# Task to complete:
Check every line of the material below for the string "this", and return the ones that have it.

# Items listed in a dataset:
★ ★ ★

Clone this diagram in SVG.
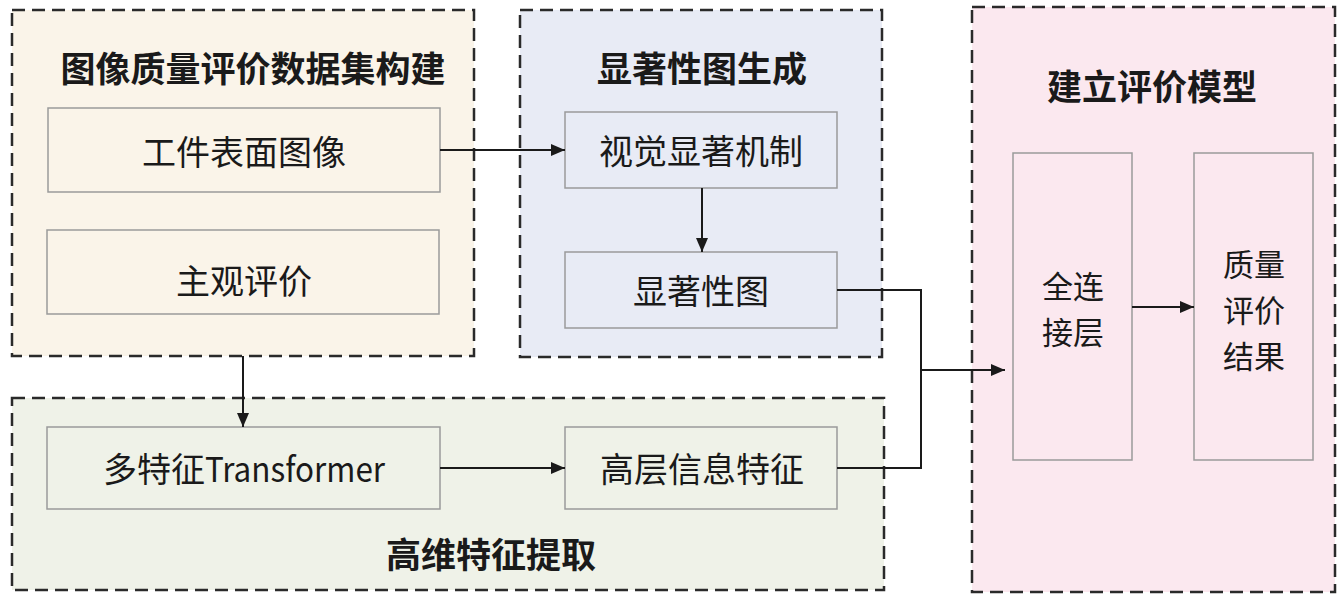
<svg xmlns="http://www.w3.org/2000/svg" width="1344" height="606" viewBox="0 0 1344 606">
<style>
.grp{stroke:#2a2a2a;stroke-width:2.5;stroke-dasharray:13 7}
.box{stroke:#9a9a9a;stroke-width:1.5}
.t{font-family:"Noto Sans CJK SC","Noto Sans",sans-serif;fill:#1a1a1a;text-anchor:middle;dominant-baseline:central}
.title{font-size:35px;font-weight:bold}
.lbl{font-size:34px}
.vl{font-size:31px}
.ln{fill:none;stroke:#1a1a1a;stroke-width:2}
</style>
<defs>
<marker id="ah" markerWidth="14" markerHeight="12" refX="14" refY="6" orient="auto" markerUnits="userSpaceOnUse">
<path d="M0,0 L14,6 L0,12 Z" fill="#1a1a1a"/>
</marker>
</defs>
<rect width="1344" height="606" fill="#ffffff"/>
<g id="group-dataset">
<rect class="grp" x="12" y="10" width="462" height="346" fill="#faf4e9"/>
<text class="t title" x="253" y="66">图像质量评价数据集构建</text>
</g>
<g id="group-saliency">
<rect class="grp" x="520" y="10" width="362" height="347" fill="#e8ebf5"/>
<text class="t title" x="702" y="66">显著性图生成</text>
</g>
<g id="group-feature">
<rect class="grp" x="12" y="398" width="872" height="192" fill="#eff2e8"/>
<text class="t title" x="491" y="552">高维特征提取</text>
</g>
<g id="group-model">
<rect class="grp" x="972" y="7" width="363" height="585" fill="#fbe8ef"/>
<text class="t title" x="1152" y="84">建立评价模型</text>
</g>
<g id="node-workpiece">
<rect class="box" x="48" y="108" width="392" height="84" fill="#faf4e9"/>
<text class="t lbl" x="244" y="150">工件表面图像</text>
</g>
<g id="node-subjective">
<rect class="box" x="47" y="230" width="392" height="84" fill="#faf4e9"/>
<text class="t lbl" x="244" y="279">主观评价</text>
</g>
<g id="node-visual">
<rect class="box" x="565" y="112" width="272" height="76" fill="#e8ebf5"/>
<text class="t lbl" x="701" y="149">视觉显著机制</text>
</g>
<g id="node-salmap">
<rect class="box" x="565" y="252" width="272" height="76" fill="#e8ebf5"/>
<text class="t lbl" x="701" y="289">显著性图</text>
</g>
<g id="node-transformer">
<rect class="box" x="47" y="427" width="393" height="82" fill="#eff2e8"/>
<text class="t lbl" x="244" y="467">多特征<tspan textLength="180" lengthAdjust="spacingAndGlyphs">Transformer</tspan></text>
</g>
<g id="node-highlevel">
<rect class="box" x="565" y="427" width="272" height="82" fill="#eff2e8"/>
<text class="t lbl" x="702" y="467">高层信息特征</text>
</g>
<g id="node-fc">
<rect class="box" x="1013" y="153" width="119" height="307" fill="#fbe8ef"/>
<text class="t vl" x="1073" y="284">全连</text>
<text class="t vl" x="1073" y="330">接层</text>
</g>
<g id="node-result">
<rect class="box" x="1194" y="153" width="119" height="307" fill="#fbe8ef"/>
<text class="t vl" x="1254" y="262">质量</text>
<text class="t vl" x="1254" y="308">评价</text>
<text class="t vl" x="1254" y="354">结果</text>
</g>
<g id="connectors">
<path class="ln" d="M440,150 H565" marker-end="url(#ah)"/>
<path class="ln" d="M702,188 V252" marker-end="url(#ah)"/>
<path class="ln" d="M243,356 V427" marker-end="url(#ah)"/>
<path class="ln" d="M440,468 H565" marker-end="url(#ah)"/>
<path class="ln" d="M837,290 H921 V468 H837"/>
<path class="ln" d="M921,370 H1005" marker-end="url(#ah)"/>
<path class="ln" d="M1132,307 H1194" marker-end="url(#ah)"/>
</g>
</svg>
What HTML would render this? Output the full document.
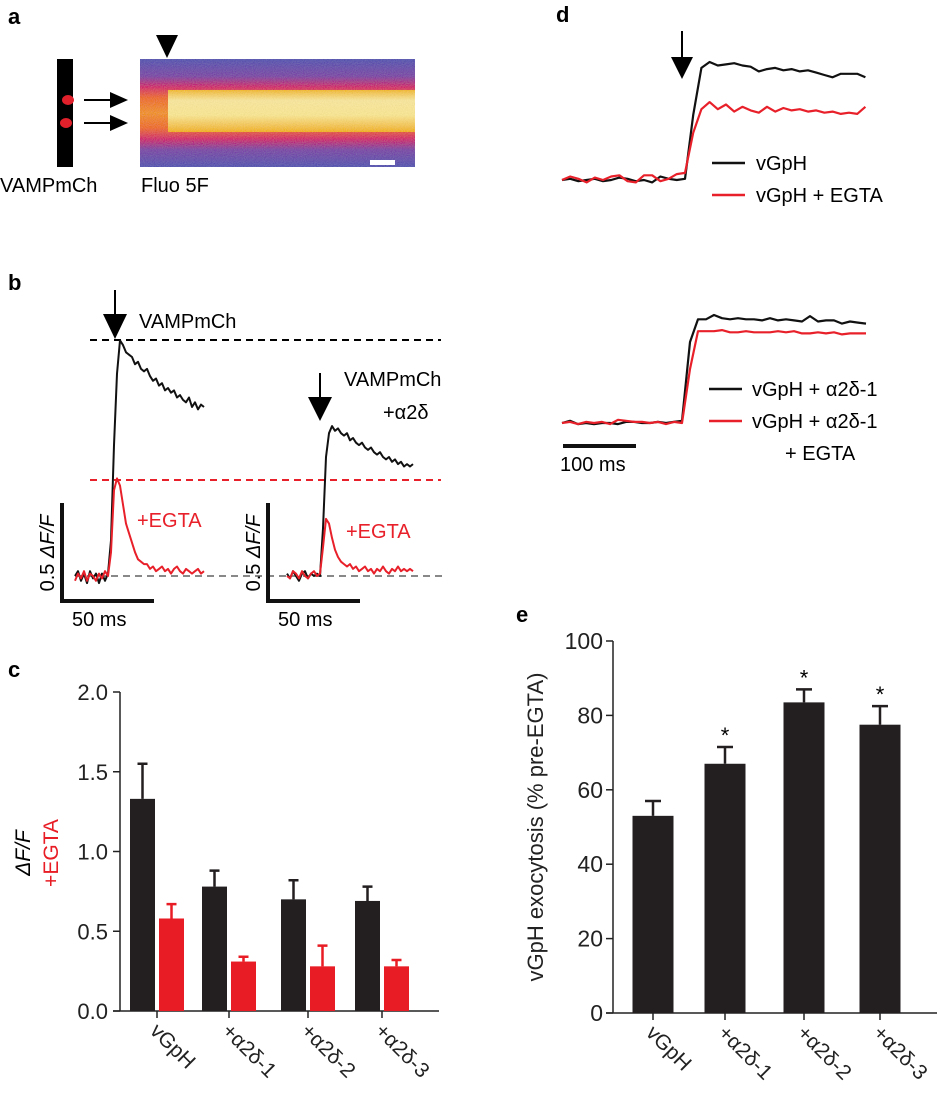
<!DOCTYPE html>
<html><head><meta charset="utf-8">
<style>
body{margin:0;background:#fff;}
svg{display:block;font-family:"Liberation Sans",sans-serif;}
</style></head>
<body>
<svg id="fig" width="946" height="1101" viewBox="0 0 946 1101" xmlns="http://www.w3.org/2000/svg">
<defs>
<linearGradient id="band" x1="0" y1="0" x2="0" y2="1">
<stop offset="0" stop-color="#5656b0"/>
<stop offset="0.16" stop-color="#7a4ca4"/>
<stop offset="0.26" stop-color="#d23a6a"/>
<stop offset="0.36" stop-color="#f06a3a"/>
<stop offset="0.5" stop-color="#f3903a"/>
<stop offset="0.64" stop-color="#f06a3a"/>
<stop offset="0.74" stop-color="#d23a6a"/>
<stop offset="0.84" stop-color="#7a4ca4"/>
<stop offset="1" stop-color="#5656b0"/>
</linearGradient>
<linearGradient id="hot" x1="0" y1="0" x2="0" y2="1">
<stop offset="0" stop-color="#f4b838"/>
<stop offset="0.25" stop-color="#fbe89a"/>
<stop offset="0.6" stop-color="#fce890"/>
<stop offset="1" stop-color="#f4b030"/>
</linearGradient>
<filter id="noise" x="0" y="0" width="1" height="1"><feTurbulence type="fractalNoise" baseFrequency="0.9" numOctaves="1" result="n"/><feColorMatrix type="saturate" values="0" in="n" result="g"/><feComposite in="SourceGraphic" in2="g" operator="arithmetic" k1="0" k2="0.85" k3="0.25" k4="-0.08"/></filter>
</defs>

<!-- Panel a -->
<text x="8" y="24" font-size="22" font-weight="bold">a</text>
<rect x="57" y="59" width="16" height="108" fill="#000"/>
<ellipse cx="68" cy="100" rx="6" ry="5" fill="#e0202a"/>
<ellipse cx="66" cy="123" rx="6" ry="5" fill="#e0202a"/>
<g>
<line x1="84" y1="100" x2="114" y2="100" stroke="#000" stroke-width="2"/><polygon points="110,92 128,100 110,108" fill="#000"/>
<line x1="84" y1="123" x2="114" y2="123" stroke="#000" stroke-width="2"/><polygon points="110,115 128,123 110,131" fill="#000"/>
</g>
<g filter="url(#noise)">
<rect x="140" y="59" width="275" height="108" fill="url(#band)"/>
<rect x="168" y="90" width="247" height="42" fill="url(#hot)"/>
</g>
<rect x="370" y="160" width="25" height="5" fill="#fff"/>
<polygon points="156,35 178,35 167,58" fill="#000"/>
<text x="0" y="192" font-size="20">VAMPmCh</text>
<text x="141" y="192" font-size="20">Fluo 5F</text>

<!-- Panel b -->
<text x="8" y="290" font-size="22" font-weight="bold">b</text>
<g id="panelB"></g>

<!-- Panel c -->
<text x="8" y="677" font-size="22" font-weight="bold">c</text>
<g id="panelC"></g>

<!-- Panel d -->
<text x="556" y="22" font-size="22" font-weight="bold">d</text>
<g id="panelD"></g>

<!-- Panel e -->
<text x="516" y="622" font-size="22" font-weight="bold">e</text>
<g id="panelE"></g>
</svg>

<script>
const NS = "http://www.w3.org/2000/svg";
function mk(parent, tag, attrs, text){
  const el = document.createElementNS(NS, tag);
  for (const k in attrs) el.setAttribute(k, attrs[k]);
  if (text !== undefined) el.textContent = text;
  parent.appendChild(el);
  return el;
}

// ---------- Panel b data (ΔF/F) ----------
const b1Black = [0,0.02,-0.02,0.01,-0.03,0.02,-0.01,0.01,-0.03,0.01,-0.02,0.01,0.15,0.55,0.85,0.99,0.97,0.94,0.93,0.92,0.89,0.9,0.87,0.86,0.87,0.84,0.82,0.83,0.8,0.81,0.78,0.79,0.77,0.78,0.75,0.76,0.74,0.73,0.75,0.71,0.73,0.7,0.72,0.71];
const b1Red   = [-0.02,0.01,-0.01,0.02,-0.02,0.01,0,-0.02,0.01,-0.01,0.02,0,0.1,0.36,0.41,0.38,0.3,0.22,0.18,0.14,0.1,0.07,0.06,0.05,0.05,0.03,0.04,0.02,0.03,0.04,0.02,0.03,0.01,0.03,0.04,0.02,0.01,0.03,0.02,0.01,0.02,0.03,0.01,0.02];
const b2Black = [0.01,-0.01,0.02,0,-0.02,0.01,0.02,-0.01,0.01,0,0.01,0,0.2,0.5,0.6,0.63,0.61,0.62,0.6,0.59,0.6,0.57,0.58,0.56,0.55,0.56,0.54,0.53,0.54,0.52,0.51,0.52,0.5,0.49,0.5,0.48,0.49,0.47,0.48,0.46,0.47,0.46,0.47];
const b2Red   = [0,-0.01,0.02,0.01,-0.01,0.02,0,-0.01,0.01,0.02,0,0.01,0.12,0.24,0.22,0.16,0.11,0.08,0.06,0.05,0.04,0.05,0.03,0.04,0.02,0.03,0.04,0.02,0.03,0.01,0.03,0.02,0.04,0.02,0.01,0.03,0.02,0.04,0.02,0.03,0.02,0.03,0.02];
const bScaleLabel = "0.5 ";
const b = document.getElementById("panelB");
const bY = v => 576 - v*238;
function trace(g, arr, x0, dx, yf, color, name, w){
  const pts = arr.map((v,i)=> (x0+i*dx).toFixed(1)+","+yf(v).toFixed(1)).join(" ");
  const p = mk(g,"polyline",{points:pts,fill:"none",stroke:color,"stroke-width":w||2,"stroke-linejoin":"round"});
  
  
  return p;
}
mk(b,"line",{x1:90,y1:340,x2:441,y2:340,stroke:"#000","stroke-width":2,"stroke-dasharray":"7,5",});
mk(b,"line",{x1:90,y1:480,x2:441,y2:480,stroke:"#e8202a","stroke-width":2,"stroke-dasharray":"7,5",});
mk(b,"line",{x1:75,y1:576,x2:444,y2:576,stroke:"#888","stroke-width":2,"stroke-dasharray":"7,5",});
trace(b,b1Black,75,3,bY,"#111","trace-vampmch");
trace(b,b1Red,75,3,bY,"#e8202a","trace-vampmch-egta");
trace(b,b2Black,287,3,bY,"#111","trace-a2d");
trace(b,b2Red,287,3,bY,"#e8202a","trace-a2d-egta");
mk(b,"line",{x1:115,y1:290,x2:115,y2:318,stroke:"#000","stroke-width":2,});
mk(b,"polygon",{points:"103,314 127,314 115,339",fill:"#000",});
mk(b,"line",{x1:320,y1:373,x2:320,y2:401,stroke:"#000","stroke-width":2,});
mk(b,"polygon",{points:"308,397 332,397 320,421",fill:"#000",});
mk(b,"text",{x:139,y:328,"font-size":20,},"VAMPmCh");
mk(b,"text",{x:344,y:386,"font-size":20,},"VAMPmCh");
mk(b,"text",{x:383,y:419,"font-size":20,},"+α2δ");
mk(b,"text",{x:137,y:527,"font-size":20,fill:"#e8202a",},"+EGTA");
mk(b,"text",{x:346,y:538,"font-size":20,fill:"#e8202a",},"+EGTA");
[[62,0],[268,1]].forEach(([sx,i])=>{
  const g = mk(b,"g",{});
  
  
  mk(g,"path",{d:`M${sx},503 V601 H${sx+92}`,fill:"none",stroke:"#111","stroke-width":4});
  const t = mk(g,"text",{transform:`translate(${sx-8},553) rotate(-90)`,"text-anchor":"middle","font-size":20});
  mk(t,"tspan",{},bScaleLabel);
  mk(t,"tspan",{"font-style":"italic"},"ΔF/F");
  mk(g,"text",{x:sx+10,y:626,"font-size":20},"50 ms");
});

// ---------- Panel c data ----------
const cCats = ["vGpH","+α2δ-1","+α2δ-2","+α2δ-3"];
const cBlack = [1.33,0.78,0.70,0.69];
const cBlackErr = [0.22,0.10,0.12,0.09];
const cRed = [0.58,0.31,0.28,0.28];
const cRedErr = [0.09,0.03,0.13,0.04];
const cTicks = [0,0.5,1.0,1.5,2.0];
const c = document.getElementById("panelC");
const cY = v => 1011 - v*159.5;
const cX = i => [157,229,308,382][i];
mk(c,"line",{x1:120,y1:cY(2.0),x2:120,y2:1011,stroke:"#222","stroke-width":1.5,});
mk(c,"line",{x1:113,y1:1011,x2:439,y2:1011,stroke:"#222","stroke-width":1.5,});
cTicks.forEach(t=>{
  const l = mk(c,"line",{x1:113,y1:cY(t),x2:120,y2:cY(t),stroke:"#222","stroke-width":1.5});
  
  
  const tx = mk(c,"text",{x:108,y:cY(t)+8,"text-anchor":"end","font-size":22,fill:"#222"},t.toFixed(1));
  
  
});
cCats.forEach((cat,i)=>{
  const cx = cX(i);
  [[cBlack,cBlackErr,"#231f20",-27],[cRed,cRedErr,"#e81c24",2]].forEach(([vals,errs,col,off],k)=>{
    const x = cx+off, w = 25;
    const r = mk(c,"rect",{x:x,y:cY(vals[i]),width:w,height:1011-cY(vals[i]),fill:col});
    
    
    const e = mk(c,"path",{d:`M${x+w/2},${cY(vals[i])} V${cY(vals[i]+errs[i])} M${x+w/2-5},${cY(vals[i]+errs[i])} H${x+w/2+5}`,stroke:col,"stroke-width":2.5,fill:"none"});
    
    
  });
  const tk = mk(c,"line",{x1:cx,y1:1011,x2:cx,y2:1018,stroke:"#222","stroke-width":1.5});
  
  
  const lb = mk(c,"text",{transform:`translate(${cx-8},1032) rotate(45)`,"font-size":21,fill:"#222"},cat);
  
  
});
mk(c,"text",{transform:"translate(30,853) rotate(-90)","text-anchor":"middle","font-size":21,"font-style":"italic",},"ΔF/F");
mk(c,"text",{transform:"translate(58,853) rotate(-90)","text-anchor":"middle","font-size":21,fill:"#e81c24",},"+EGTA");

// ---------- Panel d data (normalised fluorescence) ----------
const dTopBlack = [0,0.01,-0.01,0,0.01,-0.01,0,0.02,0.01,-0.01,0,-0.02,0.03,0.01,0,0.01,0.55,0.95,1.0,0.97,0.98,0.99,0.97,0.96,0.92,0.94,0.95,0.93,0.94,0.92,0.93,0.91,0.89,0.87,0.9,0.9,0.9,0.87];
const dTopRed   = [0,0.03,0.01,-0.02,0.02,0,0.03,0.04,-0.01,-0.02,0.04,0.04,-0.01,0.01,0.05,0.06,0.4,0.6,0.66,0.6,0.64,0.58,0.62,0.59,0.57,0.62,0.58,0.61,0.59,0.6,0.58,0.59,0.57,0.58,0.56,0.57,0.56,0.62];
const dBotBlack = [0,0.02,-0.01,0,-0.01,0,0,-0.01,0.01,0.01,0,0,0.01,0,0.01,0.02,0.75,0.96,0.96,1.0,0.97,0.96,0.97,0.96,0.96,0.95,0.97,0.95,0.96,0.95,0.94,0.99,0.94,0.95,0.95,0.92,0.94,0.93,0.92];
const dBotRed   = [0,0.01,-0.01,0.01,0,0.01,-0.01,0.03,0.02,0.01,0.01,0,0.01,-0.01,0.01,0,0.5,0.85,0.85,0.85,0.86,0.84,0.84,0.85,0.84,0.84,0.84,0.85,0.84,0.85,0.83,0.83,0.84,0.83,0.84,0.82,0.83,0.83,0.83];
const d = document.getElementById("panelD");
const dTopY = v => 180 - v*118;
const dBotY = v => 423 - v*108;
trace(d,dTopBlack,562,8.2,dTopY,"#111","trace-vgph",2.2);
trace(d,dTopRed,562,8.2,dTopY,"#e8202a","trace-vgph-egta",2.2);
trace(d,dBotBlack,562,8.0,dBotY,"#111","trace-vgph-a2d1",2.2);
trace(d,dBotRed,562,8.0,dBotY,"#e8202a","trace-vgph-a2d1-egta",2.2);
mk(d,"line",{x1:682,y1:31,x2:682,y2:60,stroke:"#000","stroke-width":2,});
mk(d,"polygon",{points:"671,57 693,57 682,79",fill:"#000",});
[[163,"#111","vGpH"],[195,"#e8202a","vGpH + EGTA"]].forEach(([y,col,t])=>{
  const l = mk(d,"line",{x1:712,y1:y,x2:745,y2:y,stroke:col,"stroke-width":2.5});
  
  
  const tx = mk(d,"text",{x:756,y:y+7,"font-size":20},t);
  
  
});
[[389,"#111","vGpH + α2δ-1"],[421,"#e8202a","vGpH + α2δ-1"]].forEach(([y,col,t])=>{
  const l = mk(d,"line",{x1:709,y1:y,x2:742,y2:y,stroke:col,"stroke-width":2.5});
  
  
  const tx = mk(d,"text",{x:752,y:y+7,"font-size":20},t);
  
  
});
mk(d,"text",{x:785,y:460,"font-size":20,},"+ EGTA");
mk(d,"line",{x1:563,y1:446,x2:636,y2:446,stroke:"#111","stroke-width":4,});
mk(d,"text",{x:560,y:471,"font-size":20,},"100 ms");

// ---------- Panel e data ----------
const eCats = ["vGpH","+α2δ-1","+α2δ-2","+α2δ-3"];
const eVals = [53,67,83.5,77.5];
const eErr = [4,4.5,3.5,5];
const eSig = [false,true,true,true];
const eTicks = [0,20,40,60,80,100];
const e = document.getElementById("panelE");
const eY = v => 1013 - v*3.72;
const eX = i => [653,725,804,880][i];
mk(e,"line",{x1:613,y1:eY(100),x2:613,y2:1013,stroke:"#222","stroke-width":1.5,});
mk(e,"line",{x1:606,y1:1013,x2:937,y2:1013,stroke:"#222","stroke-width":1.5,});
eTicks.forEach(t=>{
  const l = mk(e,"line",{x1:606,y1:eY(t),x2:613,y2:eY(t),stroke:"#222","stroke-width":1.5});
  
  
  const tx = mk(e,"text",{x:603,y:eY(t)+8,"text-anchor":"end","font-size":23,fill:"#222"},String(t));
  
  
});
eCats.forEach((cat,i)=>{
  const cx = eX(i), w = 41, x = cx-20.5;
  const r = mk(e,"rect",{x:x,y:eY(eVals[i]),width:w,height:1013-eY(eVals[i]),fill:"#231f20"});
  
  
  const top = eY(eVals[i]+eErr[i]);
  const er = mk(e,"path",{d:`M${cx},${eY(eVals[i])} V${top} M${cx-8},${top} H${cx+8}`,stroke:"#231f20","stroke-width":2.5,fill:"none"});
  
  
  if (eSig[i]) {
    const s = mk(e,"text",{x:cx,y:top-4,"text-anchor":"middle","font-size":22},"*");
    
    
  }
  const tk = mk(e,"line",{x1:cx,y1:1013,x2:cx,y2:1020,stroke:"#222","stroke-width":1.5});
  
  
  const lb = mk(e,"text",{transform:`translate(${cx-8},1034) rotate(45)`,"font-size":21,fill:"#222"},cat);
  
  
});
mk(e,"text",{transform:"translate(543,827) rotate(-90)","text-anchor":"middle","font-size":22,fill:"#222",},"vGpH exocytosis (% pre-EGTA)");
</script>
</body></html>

★ ★ ★

# Written solution:
Clone this diagram in SVG.
What HTML would render this? Output the full document.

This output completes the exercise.